Plotting code records
____

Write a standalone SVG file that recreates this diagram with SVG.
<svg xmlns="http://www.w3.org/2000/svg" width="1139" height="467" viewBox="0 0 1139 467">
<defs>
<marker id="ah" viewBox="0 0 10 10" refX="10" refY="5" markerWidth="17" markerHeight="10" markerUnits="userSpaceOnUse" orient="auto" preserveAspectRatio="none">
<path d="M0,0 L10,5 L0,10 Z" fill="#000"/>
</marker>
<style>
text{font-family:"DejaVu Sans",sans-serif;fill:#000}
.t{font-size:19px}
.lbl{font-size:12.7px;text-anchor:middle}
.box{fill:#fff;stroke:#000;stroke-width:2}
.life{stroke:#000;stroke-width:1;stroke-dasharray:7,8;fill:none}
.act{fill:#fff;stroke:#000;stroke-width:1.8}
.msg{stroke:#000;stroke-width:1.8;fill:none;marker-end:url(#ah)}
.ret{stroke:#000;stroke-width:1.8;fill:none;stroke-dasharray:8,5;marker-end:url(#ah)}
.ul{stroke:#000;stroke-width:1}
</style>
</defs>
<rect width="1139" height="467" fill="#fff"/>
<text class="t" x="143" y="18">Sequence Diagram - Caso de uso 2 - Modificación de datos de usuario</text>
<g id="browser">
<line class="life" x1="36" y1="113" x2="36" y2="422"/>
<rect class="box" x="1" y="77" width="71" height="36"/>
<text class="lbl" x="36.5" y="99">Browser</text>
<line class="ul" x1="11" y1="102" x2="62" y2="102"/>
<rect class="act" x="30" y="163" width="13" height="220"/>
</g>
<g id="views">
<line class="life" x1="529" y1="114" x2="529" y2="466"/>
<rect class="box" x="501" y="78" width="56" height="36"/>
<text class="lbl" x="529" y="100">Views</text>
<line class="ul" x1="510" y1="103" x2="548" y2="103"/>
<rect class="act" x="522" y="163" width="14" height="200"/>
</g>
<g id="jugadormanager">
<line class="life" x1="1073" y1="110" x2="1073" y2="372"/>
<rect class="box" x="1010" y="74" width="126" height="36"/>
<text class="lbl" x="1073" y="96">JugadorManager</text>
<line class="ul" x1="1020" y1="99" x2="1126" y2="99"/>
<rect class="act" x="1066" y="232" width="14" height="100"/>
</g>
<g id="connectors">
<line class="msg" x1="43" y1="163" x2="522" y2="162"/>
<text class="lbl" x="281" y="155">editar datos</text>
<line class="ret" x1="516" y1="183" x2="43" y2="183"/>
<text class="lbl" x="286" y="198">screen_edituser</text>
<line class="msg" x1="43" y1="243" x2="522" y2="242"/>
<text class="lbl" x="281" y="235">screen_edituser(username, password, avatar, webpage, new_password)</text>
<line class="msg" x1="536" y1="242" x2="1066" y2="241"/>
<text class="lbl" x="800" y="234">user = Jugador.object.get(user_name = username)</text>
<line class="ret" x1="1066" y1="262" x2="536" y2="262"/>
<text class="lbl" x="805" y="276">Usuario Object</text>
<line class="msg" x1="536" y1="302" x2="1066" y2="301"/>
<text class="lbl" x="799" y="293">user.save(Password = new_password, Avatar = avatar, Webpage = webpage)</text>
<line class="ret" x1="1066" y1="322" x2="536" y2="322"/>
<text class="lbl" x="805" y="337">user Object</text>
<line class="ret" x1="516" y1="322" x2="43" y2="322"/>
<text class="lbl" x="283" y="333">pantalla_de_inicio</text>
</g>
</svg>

____

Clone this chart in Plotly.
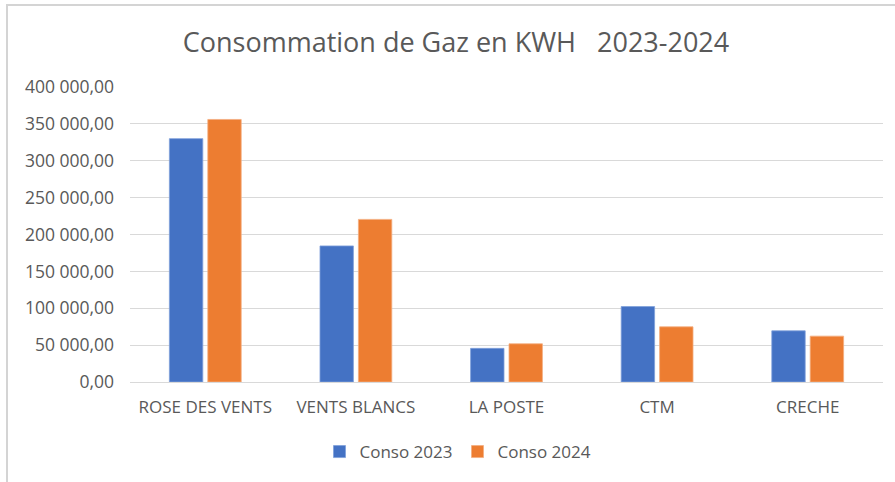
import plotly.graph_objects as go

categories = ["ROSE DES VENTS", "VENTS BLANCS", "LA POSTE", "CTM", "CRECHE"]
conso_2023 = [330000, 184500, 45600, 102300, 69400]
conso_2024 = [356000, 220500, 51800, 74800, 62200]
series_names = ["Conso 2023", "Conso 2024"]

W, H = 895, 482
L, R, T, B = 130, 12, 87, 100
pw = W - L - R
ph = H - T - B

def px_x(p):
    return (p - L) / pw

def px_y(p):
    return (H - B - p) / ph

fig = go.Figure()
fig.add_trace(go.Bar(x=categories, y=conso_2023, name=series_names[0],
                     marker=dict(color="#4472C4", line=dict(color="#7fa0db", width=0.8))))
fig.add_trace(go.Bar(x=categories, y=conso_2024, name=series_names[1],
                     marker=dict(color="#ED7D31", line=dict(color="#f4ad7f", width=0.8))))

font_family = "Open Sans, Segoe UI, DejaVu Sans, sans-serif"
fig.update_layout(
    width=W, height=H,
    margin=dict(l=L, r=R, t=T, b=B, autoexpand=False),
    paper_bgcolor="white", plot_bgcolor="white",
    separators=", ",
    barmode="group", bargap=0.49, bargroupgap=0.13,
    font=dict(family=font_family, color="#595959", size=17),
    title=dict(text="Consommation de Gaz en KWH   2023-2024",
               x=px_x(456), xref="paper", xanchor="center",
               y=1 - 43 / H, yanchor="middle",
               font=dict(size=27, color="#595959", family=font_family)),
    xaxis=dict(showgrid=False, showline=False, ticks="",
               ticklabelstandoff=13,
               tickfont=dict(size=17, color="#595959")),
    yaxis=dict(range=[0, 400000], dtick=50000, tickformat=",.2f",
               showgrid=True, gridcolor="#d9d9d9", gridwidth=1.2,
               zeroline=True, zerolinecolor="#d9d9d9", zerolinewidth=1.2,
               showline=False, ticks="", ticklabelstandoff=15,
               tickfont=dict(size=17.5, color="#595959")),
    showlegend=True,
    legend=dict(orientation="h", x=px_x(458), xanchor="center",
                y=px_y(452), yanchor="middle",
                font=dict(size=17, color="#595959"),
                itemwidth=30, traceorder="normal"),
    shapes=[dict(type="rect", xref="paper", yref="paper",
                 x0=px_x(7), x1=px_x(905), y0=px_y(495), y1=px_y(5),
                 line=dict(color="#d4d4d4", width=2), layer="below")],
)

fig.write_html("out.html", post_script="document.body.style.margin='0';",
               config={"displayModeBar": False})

____

AIM »
Using the data above, copy exactly the lines from the one containing "Clone this chart in Plotly." to the one containing "return (H - B - p) / ph", inclusive. Exclude the pictures.

RESULT OF THE TASK »
Clone this chart in Plotly.
import plotly.graph_objects as go

categories = ["ROSE DES VENTS", "VENTS BLANCS", "LA POSTE", "CTM", "CRECHE"]
conso_2023 = [330000, 184500, 45600, 102300, 69400]
conso_2024 = [356000, 220500, 51800, 74800, 62200]
series_names = ["Conso 2023", "Conso 2024"]

W, H = 895, 482
L, R, T, B = 130, 12, 87, 100
pw = W - L - R
ph = H - T - B

def px_x(p):
    return (p - L) / pw

def px_y(p):
    return (H - B - p) / ph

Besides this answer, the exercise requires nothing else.